Include the line with "import * as" and every line before it in the entries below, echoed exactly, but not the pictures.
▶
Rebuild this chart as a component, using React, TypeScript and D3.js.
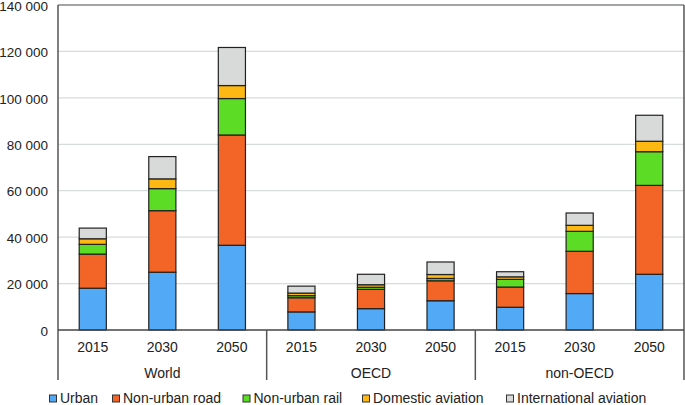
import React from "react";
import * as d3 from "d3";

const groups = ["World", "OECD", "non-OECD"];
const years = ["2015", "2030", "2050"];
const seriesNames = ["Urban", "Non-urban road", "Non-urban rail", "Domestic aviation", "International aviation"];
const seriesColors = ["#52a9f5", "#f26526", "#5cdc24", "#fdb814", "#d8d9d9"];

// values per category (group-year), in order World 2015..2050, OECD..., non-OECD...
const urban = [18000, 24900, 36500, 7800, 9200, 12600, 9800, 15700, 24000];
const nonUrbanRoad = [14700, 26500, 47500, 6100, 8300, 8600, 8700, 18200, 38300];
const nonUrbanRail = [4200, 9500, 15700, 900, 900, 1000, 3300, 8600, 14500];
const domesticAviation = [2400, 4200, 5600, 1100, 1100, 1700, 1100, 2600, 4500];
const internationalAviation = [4600, 9600, 16400, 3000, 4500, 5400, 2200, 5300, 11200];

const yTicks = [0, 20000, 40000, 60000, 80000, 100000, 120000, 140000];

const W = 685, H = 405;
const L = 58, R = 684, T = 5, B = 330;
const FONT = "'Liberation Sans', Arial, sans-serif";

export default function App() {
  const cats = groups.flatMap((g) => years.map((y) => `${g}-${y}`));
  const x = d3.scaleBand().domain(cats).range([L, R]).paddingInner(0.61).paddingOuter(0.305);
  const y = d3.scaleLinear().domain([0, 140000]).range([B, T]);
  const rows = cats.map((c, i) => ({
    cat: c,
    s0: urban[i], s1: nonUrbanRoad[i], s2: nonUrbanRail[i], s3: domesticAviation[i], s4: internationalAviation[i],
  }));
  const stack = d3.stack<any>().keys(["s0", "s1", "s2", "s3", "s4"]);
  const layers = stack(rows);
  const step = (R - L) / cats.length;
  const fmt = (v: number) => d3.format(",")(v).replace(/,/g, " ");

  const legendX = [49.5, 112.5, 243, 362.5, 506.5];

  return (
    <svg width={W} height={H} style={{ position: "absolute", left: 0, top: 0 }} fontFamily={FONT}>
      <rect x={0} y={0} width={W} height={H} fill="#fff" />
      {yTicks.filter((t) => t > 0).map((t) => (
        <line key={t} x1={L} x2={R} y1={y(t)} y2={y(t)} stroke="#d6dcdc" strokeWidth={1.2} />
      ))}
      {yTicks.map((t) => (
        <text key={"t" + t} x={48} y={y(t) + 1} dy="0.35em" textAnchor="end" fontSize={13.5} fill="#222">
          {fmt(t)}
        </text>
      ))}
      {layers.map((layer, li) =>
        layer.map((d, i) => (
          <rect
            key={li + "-" + i}
            x={x(cats[i])!}
            width={x.bandwidth()}
            y={y(d[1])}
            height={y(d[0]) - y(d[1])}
            fill={seriesColors[li]}
            stroke="#222"
            strokeWidth={1.2}
          />
        ))
      )}
      {/* frame */}
      <line x1={L} x2={R} y1={T} y2={T} stroke="#888d8d" strokeWidth={1.5} />
      <line x1={R} x2={R} y1={T} y2={380} stroke="#555" strokeWidth={1.5} />
      <line x1={L} x2={L} y1={T} y2={380} stroke="#555" strokeWidth={1.5} />
      <line x1={L} x2={R} y1={B} y2={B} stroke="#444" strokeWidth={1.5} />
      {[1, 2].map((k) => (
        <line key={"sep" + k} x1={L + step * 3 * k} x2={L + step * 3 * k} y1={B} y2={380} stroke="#555" strokeWidth={1.5} />
      ))}
      {cats.map((c, i) => (
        <text key={"y" + c} x={x(c)! + x.bandwidth() / 2} y={347} dy="0.35em" textAnchor="middle" fontSize={14} fill="#222">
          {years[i % 3]}
        </text>
      ))}
      {groups.map((g, k) => (
        <text key={g} x={L + step * (3 * k + 1.5)} y={373} dy="0.35em" textAnchor="middle" fontSize={14} fill="#222">
          {g}
        </text>
      ))}
      {seriesNames.map((s, i) => (
        <g key={s}>
          <rect x={legendX[i]} y={395} width={7} height={7} fill={seriesColors[i]} stroke="#333" strokeWidth={1} />
          <text x={legendX[i] + 10.5} y={398.5} dy="0.35em" fontSize={14} fill="#222">
            {s}
          </text>
        </g>
      ))}
    </svg>
  );
}
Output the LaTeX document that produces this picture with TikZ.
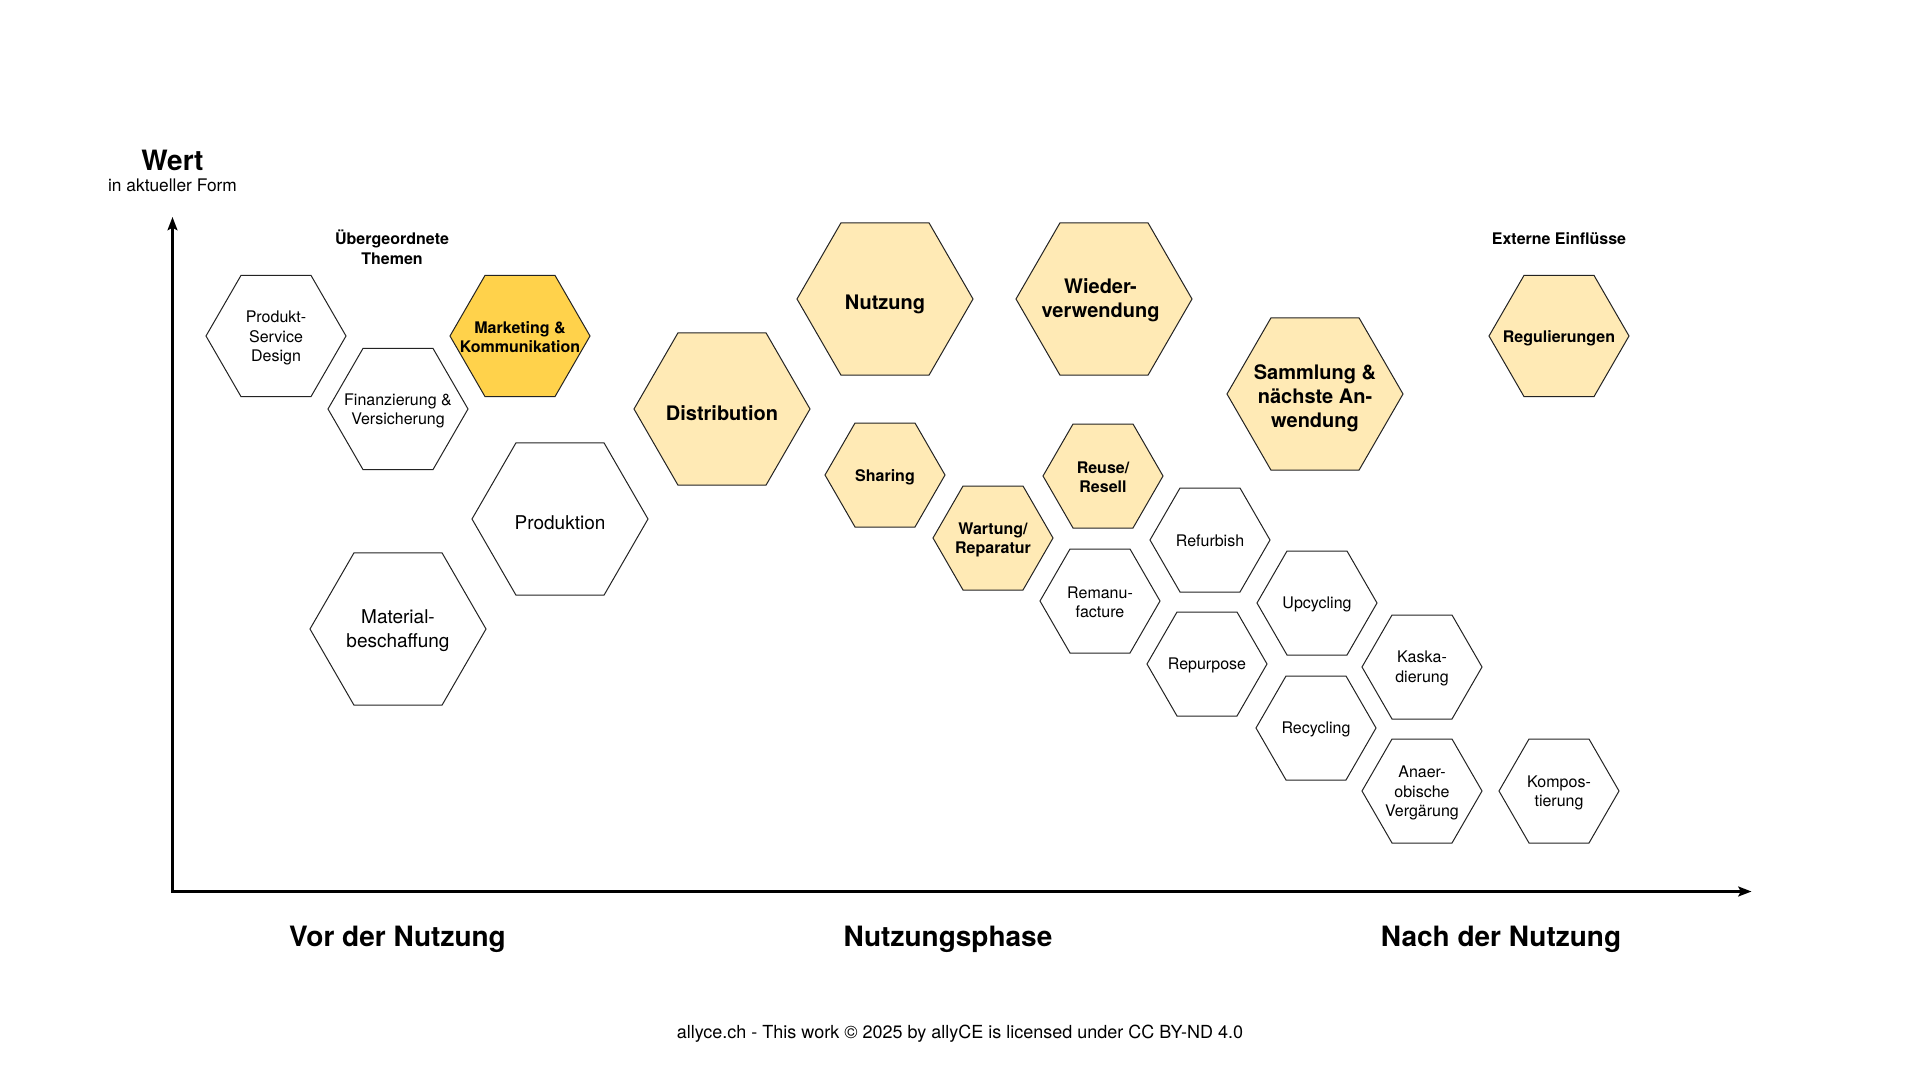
\documentclass[tikz,border=0pt]{standalone}
\usepackage{fontspec}
\setmainfont{TeX Gyre Heros}
\usetikzlibrary{arrows.meta}

\definecolor{cellpale}{RGB}{255,234,181}
\definecolor{cellgold}{RGB}{255,210,75}
\definecolor{cellline}{RGB}{35,35,35}

\begin{document}
\begin{tikzpicture}[x=0.75pt,y=0.75pt,yscale=-1,xscale=1,
  hexw/.style={draw=cellline, line width=0.75pt, fill=white},
  hexp/.style={draw=cellline, line width=0.75pt, fill=cellpale},
  hexg/.style={draw=cellline, line width=0.75pt, fill=cellgold},
  txtn/.style={font=\fontsize{12pt}{14.4pt}\selectfont, align=center},
  txtb/.style={font=\bfseries\fontsize{12pt}{14.4pt}\selectfont, align=center},
  txtln/.style={font=\fontsize{14.25pt}{17.5pt}\selectfont, align=center},
  txtlb/.style={font=\bfseries\fontsize{15pt}{18pt}\selectfont, align=center},
  phase/.style={font=\bfseries\fontsize{21pt}{25pt}\selectfont, anchor=base}]
%set diagram to 1920 x 1080
\path [fill=white] (0,0) rectangle (1920,1080);
\useasboundingbox (0,0) rectangle (1920,1080);

%Axes
\coordinate (origin) at (172.5,891.5);
\coordinate (ytip) at (172.5,217);
\coordinate (xtip) at (1751.5,891.5);
\draw [line width=1.75pt, {Stealth[length=10pt,width=7.5pt,inset=2pt]}-{Stealth[length=10pt,width=7.5pt,inset=2pt]}] (ytip) -- (origin) -- (xtip) ;

%Shape: Hexagon (Produkt-Service Design)
\draw [hexw] (276,336) +(-70,0) -- +(-35,-60.6) -- +(35,-60.6) -- +(70,0) -- +(35,60.6) -- +(-35,60.6) -- cycle ;
%Shape: Hexagon (Finanzierung)
\draw [hexw] (398,409) +(-70,0) -- +(-35,-60.6) -- +(35,-60.6) -- +(70,0) -- +(35,60.6) -- +(-35,60.6) -- cycle ;
%Shape: Hexagon (Marketing)
\draw [hexg] (520,336) +(-70,0) -- +(-35,-60.6) -- +(35,-60.6) -- +(70,0) -- +(35,60.6) -- +(-35,60.6) -- cycle ;
%Shape: Hexagon (Regulierungen)
\draw [hexp] (1559,336) +(-70,0) -- +(-35,-60.6) -- +(35,-60.6) -- +(70,0) -- +(35,60.6) -- +(-35,60.6) -- cycle ;
%Shape: Hexagon (Produktion)
\draw [hexw] (560,519) +(-88,0) -- +(-44,-76.2) -- +(44,-76.2) -- +(88,0) -- +(44,76.2) -- +(-44,76.2) -- cycle ;
%Shape: Hexagon (Materialbeschaffung)
\draw [hexw] (398,629) +(-88,0) -- +(-44,-76.2) -- +(44,-76.2) -- +(88,0) -- +(44,76.2) -- +(-44,76.2) -- cycle ;
%Shape: Hexagon (Distribution)
\draw [hexp] (722,409) +(-88,0) -- +(-44,-76.2) -- +(44,-76.2) -- +(88,0) -- +(44,76.2) -- +(-44,76.2) -- cycle ;
%Shape: Hexagon (Nutzung)
\draw [hexp] (885,299) +(-88,0) -- +(-44,-76.2) -- +(44,-76.2) -- +(88,0) -- +(44,76.2) -- +(-44,76.2) -- cycle ;
%Shape: Hexagon (Wiederverwendung)
\draw [hexp] (1104,299) +(-88,0) -- +(-44,-76.2) -- +(44,-76.2) -- +(88,0) -- +(44,76.2) -- +(-44,76.2) -- cycle ;
%Shape: Hexagon (Sammlung)
\draw [hexp] (1315,394) +(-88,0) -- +(-44,-76.2) -- +(44,-76.2) -- +(88,0) -- +(44,76.2) -- +(-44,76.2) -- cycle ;
%Shape: Hexagon (Sharing)
\draw [hexp] (885,475) +(-60,0) -- +(-30,-52) -- +(30,-52) -- +(60,0) -- +(30,52) -- +(-30,52) -- cycle ;
%Shape: Hexagon (Wartung)
\draw [hexp] (993,538) +(-60,0) -- +(-30,-52) -- +(30,-52) -- +(60,0) -- +(30,52) -- +(-30,52) -- cycle ;
%Shape: Hexagon (Reuse)
\draw [hexp] (1103,476) +(-60,0) -- +(-30,-52) -- +(30,-52) -- +(60,0) -- +(30,52) -- +(-30,52) -- cycle ;
%Shape: Hexagon (Refurbish)
\draw [hexw] (1210,540) +(-60,0) -- +(-30,-52) -- +(30,-52) -- +(60,0) -- +(30,52) -- +(-30,52) -- cycle ;
%Shape: Hexagon (Remanufacture)
\draw [hexw] (1100,601) +(-60,0) -- +(-30,-52) -- +(30,-52) -- +(60,0) -- +(30,52) -- +(-30,52) -- cycle ;
%Shape: Hexagon (Upcycling)
\draw [hexw] (1317,603) +(-60,0) -- +(-30,-52) -- +(30,-52) -- +(60,0) -- +(30,52) -- +(-30,52) -- cycle ;
%Shape: Hexagon (Repurpose)
\draw [hexw] (1207,664) +(-60,0) -- +(-30,-52) -- +(30,-52) -- +(60,0) -- +(30,52) -- +(-30,52) -- cycle ;
%Shape: Hexagon (Kaskadierung)
\draw [hexw] (1422,667) +(-60,0) -- +(-30,-52) -- +(30,-52) -- +(60,0) -- +(30,52) -- +(-30,52) -- cycle ;
%Shape: Hexagon (Recycling)
\draw [hexw] (1316,728) +(-60,0) -- +(-30,-52) -- +(30,-52) -- +(60,0) -- +(30,52) -- +(-30,52) -- cycle ;
%Shape: Hexagon (Anaerobische Vergaerung)
\draw [hexw] (1422,791) +(-60,0) -- +(-30,-52) -- +(30,-52) -- +(60,0) -- +(30,52) -- +(-30,52) -- cycle ;
%Shape: Hexagon (Kompostierung)
\draw [hexw] (1559,791) +(-60,0) -- +(-30,-52) -- +(30,-52) -- +(60,0) -- +(30,52) -- +(-30,52) -- cycle ;

% Text Node
\draw (172.5,160) node (wert) [font=\bfseries\fontsize{21pt}{25pt}\selectfont] {Wert};
% Text Node
\draw (172.5,185.7) node (form) [font=\fontsize{13pt}{15.6pt}\selectfont] {in aktueller Form};
% Text Node
\draw (392,247.3) node (themen) [txtb] {Übergeordnete\\Themen};
% Text Node
\draw (1559,238.8) node (extern) [txtb] {Externe Einflüsse};
% Text Node
\draw (276,338) node (psd) [txtn] {Produkt-\\Service\\Design};
% Text Node
\draw (398,411) node (fin) [txtn] {Finanzierung \&\\Versicherung};
% Text Node
\draw (520,337.5) node (mkt) [txtb] {Marketing \&\\Kommunikation};
% Text Node
\draw (1559,338.5) node (reg) [txtb] {Regulierungen};
% Text Node
\draw (560,522.5) node (prod) [txtln] {Produktion};
% Text Node
\draw (398,630.5) node (mat) [txtln] {Material-\\beschaffung};
% Text Node
\draw (722,413) node (dist) [txtlb] {Distribution};
% Text Node
\draw (885,304) node (nutz) [txtlb] {Nutzung};
% Text Node
\draw (1100.5,300.5) node (wieder) [txtlb] {Wieder-\\verwendung};
% Text Node
\draw (1315,398) node (samml) [txtlb] {Sammlung \&\\nächste An-\\wendung};
% Text Node
\draw (885,477.5) node (sharing) [txtb] {Sharing};
% Text Node
\draw (993,540) node (wartung) [txtb] {Wartung/\\Reparatur};
% Text Node
\draw (1103,477) node (reuse) [txtb] {Reuse/\\Resell};
% Text Node
\draw (1210,540.5) node (refurb) [txtn] {Refurbish};
% Text Node
\draw (1100,602) node (reman) [txtn] {Remanu-\\facture};
% Text Node
\draw (1317,604.5) node (upcyc) [txtn] {Upcycling};
% Text Node
\draw (1207,665.5) node (repurp) [txtn] {Repurpose};
% Text Node
\draw (1422,668.5) node (kaskad) [txtn] {Kaska-\\dierung};
% Text Node
\draw (1316,729.5) node (recyc) [txtn] {Recycling};
% Text Node
\draw (1422,793) node (anaer) [txtn] {Anaer-\\obische\\Vergärung};
% Text Node
\draw (1559,793) node (kompost) [txtn] {Kompos-\\tierung};
% Text Node
\draw (397.5,946.5) node (vor) [phase] {Vor der Nutzung};
% Text Node
\draw (948,946.5) node (phase) [phase] {Nutzungsphase};
% Text Node
\draw (1501,946.5) node (nach) [phase] {Nach der Nutzung};
% Text Node
\draw (960,1038.5) node (footer) [anchor=base, font=\fontsize{13.5pt}{16pt}\selectfont] {allyce.ch - This work © 2025 by allyCE is licensed under CC BY-ND 4.0};

\end{tikzpicture}
\end{document}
◀
EXERCISE RESULT »
Rebuild this chart as a component, using React, TypeScript and D3.js.
import React from "react";
import * as d3 from "d3";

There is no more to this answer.